Approach 2 – It’s Your LIfe! Why don’t you keep it!: Let some “common sense” prevail. You were one of the smart ones. Because you relinquished U.S. citizenship – according to the clear laws of the USA in the 1970s – you are not affected by this new law. The only people affected by this new law are the “dumb bunnies” who decided it was a good idea to be a U.S. citizen AND were U.S. citizens when this law took effect on June 16, 2008. I don’t think you should draw attention to yourself. You might want to document the circumstances that led to your becoming a Canadian citizen in 1978. When documenting those circumstances, you probably should make it clear that you were intending to relinquish U.S. citizenship. But, either way you have to sleep. So, you might as well – Sleep well!. There is no good reason to turn your assets over to the IRS and pay your adviser to help you do it.

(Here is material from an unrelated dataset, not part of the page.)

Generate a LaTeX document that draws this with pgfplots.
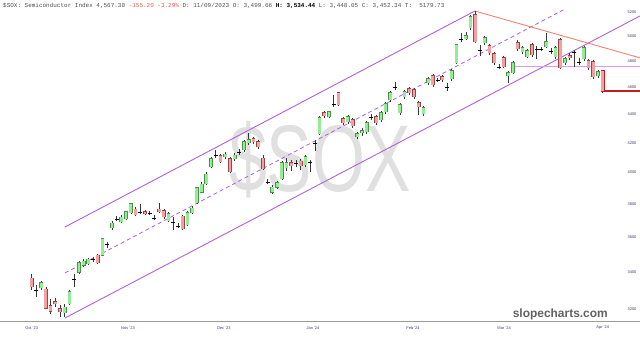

A fair reading of the legal commentary on this issue appears to be:
One group of lawyers (including the three who commented on this article) do NOT believe that the “literal” (or as Michael Miller says, the “absurd”) approach is correct.
A second group of lawyers thinks that the “literal” approach MIGHT be correct. But, they aren’t really sure. Even though they are not sure, for reasons known only to them, they usher clients into turning their assets over to the IRS. Hmmmm, …
Given the existing commentary and lack of certainty (on the part of those who recognize the “literal approach”), what I can’t understand is:
1. How any adviser could possibly advise a client that the “literal” approach is correct (turn your assets over to the IRS). Yet, we know that a very large number of people are being advised to do just that. (Note that, since June 16, 2008 a CLN is most certainly required lose U.S. tax subjectness. But NOT before.)
2. How any client, given the existence of conflicting views, could possibly allow themselves to be guided into accepting that they should turn their assets over to the IRS. (Actually I know the answer. It’s because there is ONLY one certainty in life. If you turn over all your assets to the IRS, then you will never have tax problems again. But, you won’t have a life either and then you will have a different set of tax problems.)
This reality notwithstanding:
There is/are a large number of people who clearly relinquished U.S. citizenship many years before the current laws, who have allowed themselves to be guided into the “literal appraoch” – turning their assets over to the IRS.
Conclusion: The result that you get will be determined by your choice of adviser. Think about it!”